Mas é no palco internacional que o mito do líder forte desaba com estrondo. Archie Brown, sem surpresa, lembra os casos de Hitler e seu fantoche, Mussolini, que arrastaram os respectivos países para o desastre. Stalin também não escapa. A União Soviética derrotou Hitler? Fato. Mas as melhores páginas do livro são uma análise minuciosa da relutância do tirano em crer que Hitler acabaria por invadir a União Soviética, contra todas as evidências. A sabedoria de Stalin era tão asfixiante que Lavrenti Beria, para não ficar mal na foto, acabou por ceder. “Eu e o meu povo, Iosif Vissarionovich [Stalin], gravamos firmemente na nossa memória a vossa sábia conclusão: Hitler não nos vai atacar em 1941”, escreveu o chefe da NKVD, polícia secreta stalinista, na véspera da invasão.

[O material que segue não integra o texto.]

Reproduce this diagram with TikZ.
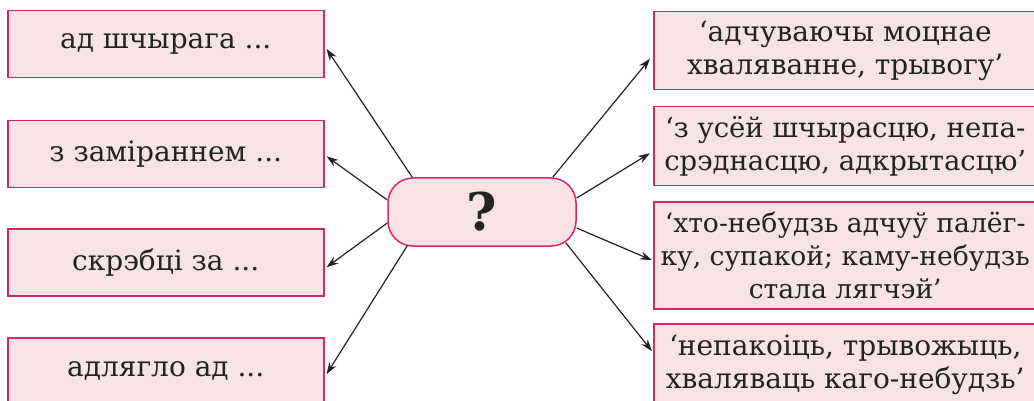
\documentclass[tikz,border=0pt]{standalone}
\usepackage{fontspec}
\setmainfont{DejaVu Serif}
\usetikzlibrary{arrows.meta,calc}
\definecolor{boxfill}{HTML}{F8E3E4}
\definecolor{boxdraw}{HTML}{D8246A}
\definecolor{arrcol}{HTML}{222222}
\begin{document}
\begin{tikzpicture}[x=1pt,y=-1pt,
  box/.style={draw=boxdraw, fill=boxfill, line width=1.5pt, inner sep=0pt, anchor=north west, text=arrcol, font=\fontsize{28}{33}\selectfont, align=center},
  lbox/.style={box, minimum width=316pt, minimum height=67pt},
  rbox/.style={box, minimum width=383pt},
  arr/.style={draw=arrcol, line width=1.2pt, -{Stealth[length=12pt,width=8pt]}}]
\useasboundingbox (0,0) rectangle (1034,401);
\node[lbox] (l1) at (7,10) {ад шчырага ...};
\node[lbox] (l2) at (7,120) {з заміраннем ...};
\node[lbox] (l3) at (7,228) {скрэбці за ...};
\node[lbox] (l4) at (7,337) {адлягло ад ...};
\node[rbox, minimum height=78pt] (r1) at (653,11) {‘адчуваючы моцнае\\хваляванне, трывогу’};
\node[rbox, minimum height=79pt, font=\fontsize{27.5}{33}\selectfont] (r2) at (653,106) {‘з усёй шчырасцю, непа-\\срэднасцю, адкрытасцю’};
\node[rbox, minimum height=107pt, font=\fontsize{26.6}{33}\selectfont] (r3) at (653,201) {‘хто-небудзь адчуў палёг-\\ку, супакой; каму-небудзь\\стала лягчэй’};
\node[rbox, minimum height=81pt] (r4) at (653,323) {‘непакоіць, трывожыць,\\хваляваць каго-небудзь’};
\node[draw=boxdraw, fill=boxfill, line width=1.5pt, rounded corners=25pt, minimum width=188pt, minimum height=68pt, inner sep=0pt, text=arrcol, font=\fontsize{52}{56}\selectfont\bfseries] (c) at (482,212) {?};
\coordinate (s1) at ($(c.north west)+(25,0)$);
\coordinate (s2) at ($(c.west)+(0,-12)$);
\coordinate (s3) at ($(c.west)+(0,11)$);
\coordinate (s4) at ($(c.south west)+(20,-1)$);
\coordinate (s5) at ($(c.north east)+(-24,0)$);
\coordinate (s6) at ($(c.east)+(0,-14)$);
\coordinate (s7) at ($(c.east)+(0,16)$);
\coordinate (s8) at ($(c.south east)+(-11,-4)$);
\coordinate (e1) at ($(l1.east)+(2,4.5)$);
\coordinate (e2) at ($(l2.east)+(2,2)$);
\coordinate (e3) at ($(l3.east)+(2,5)$);
\coordinate (e4) at ($(l4.east)+(2,3)$);
\coordinate (e5) at ($(r1.west)+(-3,8)$);
\coordinate (e6) at ($(r2.west)+(-3,7)$);
\coordinate (e7) at ($(r3.west)+(-1,5)$);
\coordinate (e8) at ($(r4.west)+(-1,-13)$);
\foreach \i in {1,...,8} \draw[arr] (s\i) -- (e\i);
\end{tikzpicture}
\end{document}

O que é válido para tiranos é válido para democratas. Os erros de Chamberlain (na política de apaziguamento face a Hitler), de Anthony Eden (no fiasco do Suez) ou de Tony Blair (na invasão do Iraque) nascem no mesmo charco: a ilusão da onisciência e a hostilidade a qualquer conselho ou crítica especializada. Os casos de Eden e Blair são especialmente irônicos porque a decisão de derrubar o presidente Nasser no Egito (de Eden) ou Saddam Hussein no Iraque (de Blair) era justificada pelos próprios como a melhor forma de não repetirem os erros de Chamberlain, um premiê “mole”. Pobrezinhos: na ambição de serem “duros”, limitaram-se a repetir a mesma cegueira de Chamberlain, conclui laconicamente Archie Brown.
Países civilizados não pedem líderes fortes; pedem líderes competentes, racionais e que podem ser responsabilizados e punidos pelas suas falhas. Infelizmente para os russos, para os ucranianos e para o mundo, Putin é o típico líder “forte” que só faz sucesso em cabeças fracas.